Guess who was right?
Here’s a hint: Amazon announced it has leased 335,000 square feet of existing office space in the Hudson Yards complex on the west side of Midtown Manhattan, enough for more than 1,500 employees. Jeff Bezos will have to pay for his own helipad, and Long Island City won’t be transformed beyond recognition.
AOC’s critics also decried the supposed message their rejection of Amazon sent to the wider business world — New York City was hostile to business in general.
Wrong again. That same Bloomberg article linked above states that Facebook announced that it was leasing more than 1.5 million square feet at Hudson Yards last month, while Google has kicked off a major expansion in Manhattan.
The lesson: Corporations don’t base these decisions on who promises to tax them the least. They make these decisions based on considerations like geography and the qualify of the work force, then romance politicians in the targeted cities to see how much they can get out of them.
Why do politicians play along? It’s not stupidity. Ask yourself this: What gives a politician better PR — a company coming to town of its own volition, or a company coming to town because said politician was so good at wooing it?

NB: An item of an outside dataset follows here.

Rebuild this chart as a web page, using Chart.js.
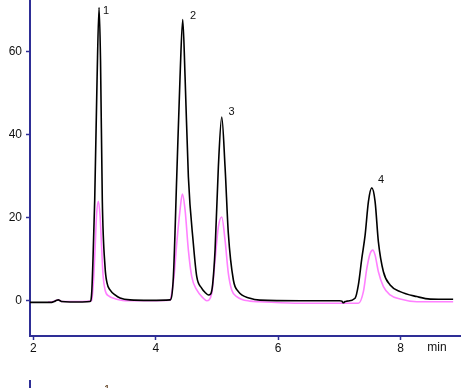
<!DOCTYPE html>
<html lang="en">
<head>
    <meta charset="UTF-8">
    <title>Chromatogram</title>
    <style>
        body {
            margin: 0;
            background: white;
        }
        #chart {
            display: block;
        }
    </style>
</head>
<body>
    <canvas id="chart" width="466" height="388"></canvas>

    <script src="https://cdn.jsdelivr.net/npm/chart.js"></script>
    <script>
        // Black trace (retention time in min, signal)
        const blackT = [1.946, 2.10, 2.25, 2.30, 2.34, 2.382, 2.408, 2.44, 2.464, 2.60, 2.80, 2.926,
            2.954, 2.975, 3.003, 3.041, 3.074, 3.098, 3.127, 3.172, 3.204, 3.253, 3.335, 3.417, 3.58,
            3.91, 4.234, 4.288, 4.343, 4.397, 4.441, 4.479, 4.533, 4.614, 4.670, 4.752, 4.806, 4.859,
            4.90, 4.93, 4.969, 5.023, 5.078, 5.132, 5.186, 5.268, 5.35, 5.54, 5.70, 6.36, 7.00,
            7.039, 7.065, 7.093, 7.12, 7.256, 7.310, 7.366, 7.420, 7.474, 7.529, 7.583, 7.637, 7.719,
            7.828, 7.992, 8.265, 8.482, 8.858];
        const blackV = [-0.4, -0.4, -0.4, -0.4, -0.2, 0.1, 0.2, 0.0, -0.2, -0.3, -0.3, -0.2,
            1.9, 10, 24.3, 53, 70.7, 58, 24.3, 8.1, 4.3, 2.6, 1.4, 0.65, 0.2,
            0.1, 0.2, 5.8, 29.9, 54, 67.8, 54, 29.9, 13.8, 5.8, 3.0, 2.0, 1.4,
            1.7, 4.0, 12.2, 32.3, 44.3, 32.3, 16.2, 5.0, 2.2, 0.6, 0.15, 0.0, 0.0,
            -0.1, -0.5, -0.2, -0.1, 0.6, 3.8, 10.2, 15.8, 23.9, 27.2, 23.9, 14.2, 7.0,
            3.8, 2.2, 1.0, 0.4, 0.35];

        // Magenta trace
        const pinkT = [2.24, 2.30, 2.34, 2.382, 2.408, 2.44, 2.464, 2.60, 2.80, 2.954,
            2.984, 3.008, 3.033, 3.062, 3.090, 3.118, 3.139, 3.172, 3.237, 3.302, 3.498,
            3.91, 4.234, 4.261, 4.300, 4.343, 4.397, 4.435, 4.479, 4.533, 4.588, 4.670, 4.778, 4.833,
            4.915, 4.969, 5.023, 5.078, 5.132, 5.186, 5.241, 5.322, 5.54, 5.70, 6.36, 7.00,
            7.310, 7.392, 7.448, 7.502, 7.546, 7.583, 7.637, 7.719, 7.828, 7.992, 8.265, 8.858];
        const pinkV = [-0.3, -0.3, -0.1, 0.1, 0.2, 0.0, -0.2, -0.2, -0.2, 0.0,
            5.0, 12.2, 20.6, 24.0, 20.6, 12.2, 6.2, 2.6, 1.1, 0.65, 0.0,
            0.0, 0.1, 1.8, 6.0, 13.8, 21.9, 25.7, 21.9, 12.2, 5.8, 2.6, 0.6, 0.0,
            1.8, 9.8, 17.8, 20.2, 14.6, 6.6, 2.6, 1.0, -0.1, -0.24, -0.6, -0.6,
            -0.6, 2.2, 7.8, 11.4, 12.2, 11.0, 7.0, 3.4, 1.4, 0.4, -0.24, -0.24];

        // Peak numbers and where they sit
        const peakNames = ['1', '2', '3', '4'];
        const peakLabelT = [3.188, 4.61, 5.239, 7.68];
        const peakLabelV = [69.8, 68.6, 45.5, 29.1];

        const xTicks = [2, 4, 6, 8];
        const yTicks = [0, 20, 40, 60];

        const axisBlue = '#2e2e96';
        const fontFamily = '"Liberation Sans", Arial, sans-serif';

        function toPoints(ts, vs) {
            return ts.map((t, i) => ({ x: t, y: vs[i] }));
        }

        function noPadding(s) {
            s.paddingTop = 0;
            s.paddingBottom = 0;
            s.paddingLeft = 0;
            s.paddingRight = 0;
        }

        // Peak numbers, "min" unit and the cut-off edge of the next chart below
        const extras = {
            id: 'extras',
            afterDatasetsDraw(chart) {
                const ctx = chart.ctx;
                const x = chart.scales.x;
                const y = chart.scales.y;
                ctx.save();
                ctx.fillStyle = '#111';
                ctx.font = '11px ' + fontFamily;
                ctx.textAlign = 'center';
                ctx.textBaseline = 'middle';
                peakNames.forEach((name, i) => {
                    ctx.fillText(name, x.getPixelForValue(peakLabelT[i]), y.getPixelForValue(peakLabelV[i]));
                });

                ctx.font = '12px ' + fontFamily;
                ctx.fillText('min', 437, 348);

                ctx.strokeStyle = axisBlue;
                ctx.lineWidth = 2;
                ctx.beginPath();
                ctx.moveTo(30, 380);
                ctx.lineTo(30, 388);
                ctx.stroke();
                ctx.font = '11px ' + fontFamily;
                ctx.textBaseline = 'alphabetic';
                ctx.fillStyle = '#553311';
                ctx.fillText('1', 107, 393);
                ctx.restore();
            }
        };

        new Chart(document.getElementById('chart'), {
            type: 'line',
            data: {
                datasets: [
                    {
                        label: 'black',
                        data: toPoints(blackT, blackV),
                        borderColor: '#000000',
                        borderWidth: 1.6,
                        pointRadius: 0,
                        cubicInterpolationMode: 'monotone',
                        order: 0
                    },
                    {
                        label: 'magenta',
                        data: toPoints(pinkT, pinkV),
                        borderColor: '#ff80ff',
                        borderWidth: 1.6,
                        pointRadius: 0,
                        cubicInterpolationMode: 'monotone',
                        order: 1
                    }
                ]
            },
            options: {
                responsive: false,
                animation: false,
                devicePixelRatio: 1,
                layout: { padding: { left: 0, right: 6, top: 0, bottom: 0 } },
                plugins: {
                    legend: { display: false },
                    tooltip: { enabled: false }
                },
                scales: {
                    x: {
                        type: 'linear',
                        min: 1.946,
                        max: 8.97,
                        afterFit: s => { s.height = 52; noPadding(s); },
                        afterBuildTicks: s => { s.ticks = xTicks.map(v => ({ value: v })); },
                        border: { color: axisBlue, width: 2 },
                        grid: { drawOnChartArea: false, drawTicks: true, tickLength: 4, tickColor: axisBlue, tickWidth: 1.5 },
                        ticks: { color: '#111', padding: 1, maxRotation: 0, font: { family: fontFamily, size: 12 } }
                    },
                    y: {
                        type: 'linear',
                        min: -8.5,
                        max: 72.5,
                        afterFit: s => { s.width = 30; noPadding(s); },
                        afterBuildTicks: s => { s.ticks = yTicks.map(v => ({ value: v })); },
                        border: { color: axisBlue, width: 2 },
                        grid: { drawOnChartArea: false, drawTicks: true, tickLength: 4, tickColor: axisBlue, tickWidth: 1.5 },
                        ticks: { color: '#111', padding: 4, font: { family: fontFamily, size: 12 } }
                    }
                }
            },
            plugins: [extras]
        });
    </script>
</body>
</html>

By allowing politicians to give away taxpayer money at their discretion, we are turning them into kingmakers. There’s risk involved — Bloom and Fisker were Jack Markell’s undoing — but in normal economic times these misses, like faulty predictions, swirl down the memory hole.
It’s understandable that a backwater like downstate Delaware hands out such tax breaks — the geography of transportation has always hampered industrial development there, so lures are needed. But New York City is a desirable enough corporate destination that it shouldn’t prostitute itself to attract businesses that already have lots of compelling reasons to locate there.
In short, Alexandria Ocasio-Cortez and progressives were right and the corporate-humping wing of the party was wrong. Again.